The bells, I determined after some questioning, were the collective calls of spring peepers, tiny, two-inch-long tree frogs, which elsewhere in Boston have been recorded calling every month of the year, including January.
In the seventeenth century the hilly northern slopes of the landform were covered with native wildflowers, as well as blueberries and what the English called whortleberries, a European species closely related to huckleberries. One early record, written by Susan Pollard, the first white woman to set foot on the peninsula, described brushy hillsides, swamps, rough terrain, and vegetated hollows. Better records of the plants of the period come later, from an odd source-namely the privy of one Katherine Nanny Naylor, an upright citizen of the early settlement who lived on Cross Street in the North End in the late 1600s.

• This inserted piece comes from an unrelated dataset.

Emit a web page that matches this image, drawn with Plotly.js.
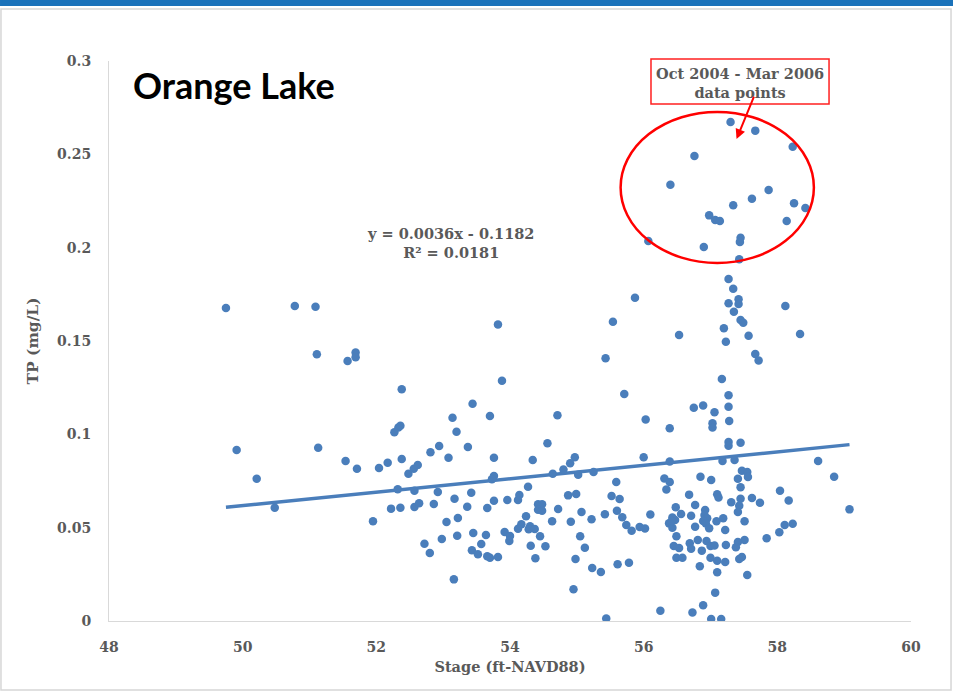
<!DOCTYPE html>
<html>
<head>
<meta charset="utf-8">
<script src="https://cdn.plot.ly/plotly-3.0.1.min.js"></script>
<style>
  html, body { margin: 0; padding: 0; background: #ffffff; }
  #chart { width: 953px; height: 695px; }
</style>
</head>
<body>
<div id="chart"></div>
<script>
// Lake stage (ft-NAVD88) against total phosphorus (mg/L)
const stage = [
  49.75, 50.78, 51.09, 51.11, 51.57, 51.69, 51.69, 52.38, 49.91, 51.13,
  50.21, 50.48, 51.54, 51.71, 52.04, 52.17, 52.38, 52.27, 52.33, 52.36,
  52.81, 52.94, 53.08, 52.48, 52.56, 52.62, 52.32, 52.57, 52.92, 52.22,
  52.36, 52.57, 52.64, 52.86, 51.95, 53.05, 52.98, 52.72, 52.80,
  55.87, 55.54, 53.82, 55.43, 53.88, 55.71, 53.44, 53.14, 53.70, 54.71,
  53.20, 53.37, 53.76, 54.56, 54.34, 54.97, 54.90, 54.80, 55.02, 55.25,
  54.64, 53.76, 53.73, 55.59, 54.27, 53.42, 53.17, 53.76, 53.96, 54.14,
  54.12, 54.87, 54.99, 55.52, 55.64, 53.36, 53.66, 54.42, 54.48, 54.42,
  54.48, 54.72, 55.07, 55.42, 55.60, 53.22, 54.24, 54.63, 54.91, 55.22,
  55.68, 55.74, 55.82, 55.94, 54.17, 54.12, 54.30, 54.28, 54.37, 53.21,
  53.45, 53.64, 53.57, 53.92, 54.00, 53.99, 54.45, 55.05, 55.12, 54.31,
  54.53, 53.43, 53.52, 53.66, 53.70, 53.82, 54.38, 54.98, 55.23, 55.36,
  55.61, 55.78, 53.16, 54.95, 55.44,
  57.27, 57.34, 57.27, 57.42, 57.42, 58.12, 57.35, 57.45, 57.49, 56.53,
  57.20, 57.23, 57.57, 58.34, 57.67, 57.72, 57.17, 57.27, 56.75, 56.89,
  57.27, 57.06, 56.03, 57.28, 56.39, 57.03, 57.03, 57.27, 57.27, 57.45,
  56.00, 56.39, 57.18, 57.36, 58.61, 58.85, 59.08, 57.47, 57.55, 57.56,
  57.41, 56.85, 57.01, 56.31, 56.39, 56.34, 57.45, 58.04, 58.17, 56.68,
  57.10, 57.12, 57.45, 57.62, 57.74, 57.31, 57.43, 57.41, 56.77, 56.48,
  56.56, 56.71, 56.92, 56.91, 56.95, 56.89, 56.93, 56.98, 57.09, 57.19,
  57.22, 57.51, 56.77, 56.43, 56.47, 56.38, 56.43, 56.42, 56.10, 56.02,
  56.49, 57.84, 58.03, 58.11, 58.23, 57.51, 57.41, 57.38, 56.81, 56.94,
  57.00, 57.06, 57.23, 56.69, 56.71, 56.87, 56.45, 56.53, 56.49, 56.58,
  57.00, 57.10, 57.22, 57.43, 57.47, 56.84, 57.10, 57.55, 57.07, 56.89,
  56.25, 56.73, 57.01, 57.16,
  57.30, 57.67, 58.23, 56.76, 56.40, 57.87, 57.62, 57.34, 58.25, 58.42,
  56.98, 57.07, 57.14, 58.14, 57.45, 57.44, 56.07, 56.90, 57.43
];
const tp = [
  0.1677, 0.1688, 0.1684, 0.1429, 0.1393, 0.1439, 0.1413, 0.1241, 0.0916, 0.0928,
  0.0762, 0.0607, 0.0857, 0.0816, 0.0820, 0.0848, 0.0868, 0.1011, 0.1036, 0.1046,
  0.0904, 0.0937, 0.0875, 0.0789, 0.0816, 0.0836, 0.0706, 0.0698, 0.0691, 0.0602,
  0.0607, 0.0611, 0.0631, 0.0627, 0.0534, 0.0530, 0.0439, 0.0414, 0.0364,
  0.1732, 0.1603, 0.1589, 0.1407, 0.1287, 0.1216, 0.1164, 0.1089, 0.1098, 0.1102,
  0.1014, 0.0932, 0.0875, 0.0952, 0.0862, 0.0877, 0.0845, 0.0811, 0.0784, 0.0798,
  0.0789, 0.0777, 0.0759, 0.0745, 0.0719, 0.0687, 0.0655, 0.0644, 0.0648, 0.0675,
  0.0648, 0.0673, 0.0680, 0.0670, 0.0654, 0.0612, 0.0605, 0.0625, 0.0625, 0.0596,
  0.0591, 0.0600, 0.0584, 0.0572, 0.0591, 0.0552, 0.0561, 0.0534, 0.0532, 0.0545,
  0.0556, 0.0514, 0.0484, 0.0504, 0.0518, 0.0494, 0.0507, 0.0491, 0.0493, 0.0457,
  0.0471, 0.0461, 0.0412, 0.0477, 0.0455, 0.0429, 0.0454, 0.0454, 0.0393, 0.0403,
  0.0400, 0.0379, 0.0357, 0.0347, 0.0339, 0.0343, 0.0336, 0.0332, 0.0284, 0.0262,
  0.0304, 0.0312, 0.0223, 0.0170, 0.0014,
  0.1832, 0.1780, 0.1702, 0.1723, 0.1698, 0.1688, 0.1657, 0.1612, 0.1598, 0.1532,
  0.1568, 0.1496, 0.1528, 0.1537, 0.1430, 0.1396, 0.1296, 0.1209, 0.1143, 0.1155,
  0.1148, 0.1118, 0.1080, 0.1071, 0.1032, 0.1059, 0.1036, 0.0959, 0.0939, 0.0955,
  0.0877, 0.0855, 0.0857, 0.0862, 0.0857, 0.0773, 0.0598, 0.0805, 0.0798, 0.0771,
  0.0762, 0.0773, 0.0755, 0.0764, 0.0745, 0.0705, 0.0716, 0.0698, 0.0645, 0.0677,
  0.0679, 0.0661, 0.0655, 0.0659, 0.0634, 0.0636, 0.0618, 0.0584, 0.0621, 0.0609,
  0.0573, 0.0564, 0.0595, 0.0568, 0.0550, 0.0536, 0.0523, 0.0497, 0.0534, 0.0550,
  0.0487, 0.0534, 0.0505, 0.0555, 0.0541, 0.0523, 0.0500, 0.0536, 0.0571, 0.0495,
  0.0454, 0.0443, 0.0475, 0.0514, 0.0521, 0.0434, 0.0423, 0.0395, 0.0434, 0.0429,
  0.0402, 0.0404, 0.0407, 0.0416, 0.0387, 0.0377, 0.0402, 0.0391, 0.0339, 0.0339,
  0.0339, 0.0323, 0.0316, 0.0332, 0.0343, 0.0293, 0.0261, 0.0246, 0.0152, 0.0084,
  0.0055, 0.0046, 0.0011, 0.0011,
  0.2673, 0.2627, 0.2541, 0.2491, 0.2337, 0.2309, 0.2262, 0.2227, 0.2238, 0.2212,
  0.2173, 0.2148, 0.2143, 0.2143, 0.2053, 0.2030, 0.2036, 0.2004, 0.1938
];

// Linear trendline as reported on the chart
const trendSlope = 0.0036;
const trendIntercept = -0.1182;
const trendLabel = ['y = 0.0036x - 0.1182', 'R² = 0.0181'];

const chartTitle = 'Orange Lake';
const xTitle = 'Stage (ft-NAVD88)';
const yTitle = 'TP (mg/L)';
const calloutText = ['Oct 2004 - Mar 2006', 'data points'];

const xTicks = [48, 50, 52, 54, 56, 58, 60];
const yTicks = [0, 0.05, 0.1, 0.15, 0.2, 0.25, 0.3];
const yTickText = ['0', '0.05', '0.1', '0.15', '0.2', '0.25', '0.3'];

const blue = '#4a7ebb';
const grey = '#595959';
const slab = 'DejaVu Serif, serif';

const xMin = Math.min(...stage);
const xMax = Math.max(...stage);
const trendX = [xMin, xMax];
const trendY = trendX.map(v => trendSlope * v + trendIntercept);

const traces = [
  {
    type: 'scatter', mode: 'lines', x: trendX, y: trendY,
    line: { color: blue, width: 3.5 }, hoverinfo: 'skip', showlegend: false
  },
  {
    type: 'scatter', mode: 'markers', x: stage, y: tp,
    marker: { color: blue, size: 8.5, line: { width: 0 } }, showlegend: false
  }
];

const tickFont = { family: slab, size: 14, color: grey, weight: 'bold' };
const axisTitleFont = { family: slab, size: 14.5, color: grey, weight: 'bold' };
const noteFont = { family: slab, size: 14.5, color: grey, weight: 'bold' };

const layout = {
  width: 953, height: 695,
  paper_bgcolor: '#ffffff', plot_bgcolor: '#ffffff',
  margin: { l: 109, r: 42, t: 61, b: 74 },
  showlegend: false,
  title: {
    text: chartTitle,
    font: { family: 'Lato, sans-serif', size: 36, color: '#000000', weight: 'bold' },
    x: 0.030, xref: 'paper', xanchor: 'left',
    y: 0.875, yref: 'container', yanchor: 'middle'
  },
  xaxis: {
    range: [48, 60], tickvals: xTicks, ticktext: xTicks.map(String),
    showgrid: false, zeroline: false,
    showline: true, linecolor: '#d9d9d9', linewidth: 1,
    ticks: 'outside', ticklen: 13, tickcolor: 'rgba(0,0,0,0)',
    tickfont: tickFont,
    title: { text: xTitle, font: axisTitleFont, standoff: 8 }
  },
  yaxis: {
    range: [0, 0.3], tickvals: yTicks, ticktext: yTickText,
    showgrid: false, zeroline: false,
    showline: true, linecolor: '#d9d9d9', linewidth: 1,
    ticks: 'outside', ticklen: 14, tickcolor: 'rgba(0,0,0,0)',
    tickfont: tickFont,
    title: { text: yTitle, font: { family: slab, size: 15.5, color: grey, weight: 'bold' }, standoff: 14 }
  },
  shapes: [
    // slide header bar and frame
    { type: 'rect', xref: 'paper', yref: 'paper',
      x0: -0.1359, x1: 1.0524, y0: 1.0982, y1: 1.1089,
      fillcolor: '#1a72ba', line: { width: 0 }, layer: 'below' },
    { type: 'rect', xref: 'paper', yref: 'paper',
      x0: -0.1347, x1: 1.0499, y0: -0.1232, y1: 1.0929,
      fillcolor: 'rgba(0,0,0,0)', line: { color: '#d6d6d6', width: 1.5 }, layer: 'below' },
    // ellipse around the 2004-2006 points
    { type: 'circle', xref: 'x', yref: 'y',
      x0: 55.655, x1: 58.547, y0: 0.1918, y1: 0.2727,
      line: { color: '#ff0000', width: 2.5 } },
    // callout box
    { type: 'rect', xref: 'paper', yref: 'paper',
      x0: 0.6758, x1: 0.8978, y0: 0.9232, y1: 1.0036,
      fillcolor: 'rgba(0,0,0,0)', line: { color: '#ff2020', width: 1.5 } }
  ],
  annotations: [
    { xref: 'paper', yref: 'paper', x: 0.7868, y: 0.9607,
      text: calloutText.join('<br>'), showarrow: false,
      font: noteFont, align: 'center', xanchor: 'center', yanchor: 'middle' },
    { xref: 'x', yref: 'y', x: 57.39, y: 0.2582,
      text: '', showarrow: true, arrowhead: 2, arrowsize: 1, arrowwidth: 2,
      arrowcolor: '#ff0000', ax: 18, ay: -44 },
    { xref: 'paper', yref: 'paper', x: 0.4258, y: 0.6750,
      text: trendLabel.join('<br>'), showarrow: false,
      font: noteFont, align: 'center', xanchor: 'center', yanchor: 'middle' }
  ]
};

Plotly.newPlot('chart', traces, layout, { displayModeBar: false, staticPlot: true });
</script>
</body>
</html>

During an archeological survey for the Central Artery Project, researchers uncovered the privy of the household of Mistress Nanny Naylor and from their findings were able to piece together a sense of what life was like for those who had settled here.
Katherine Nanny Naylor was born in England in 1630 and died in Boston in 1715. Around 1650 she married a rich merchant named Robert Nanny and when he died after a few years of marriage, she married Edward Naylor. Brother Naylor, although rich from trade in the West Indies, was what we might term today; an abusive husband-an admittedly relative term for a man who lived in an era when women were viewed as chattel and there was a strong movement among Boston Puritans for women to be veiled in public. But old man Naylor was violent enough to have brought down the heavy weapons of Puritan law upon his property. We know all this, not from the archeological dig but from court records. Katherine Nanny Naylor petitioned the General Court for a divorce from Edward. The documents outline the abuses she and her children endured. Among other things, he kicked one child down a set of stairs. He also engaged in dalliances with his female servants. The court sided with Katherine, and she lived for the next thirty years on Cross Street, where the privy was uncovered.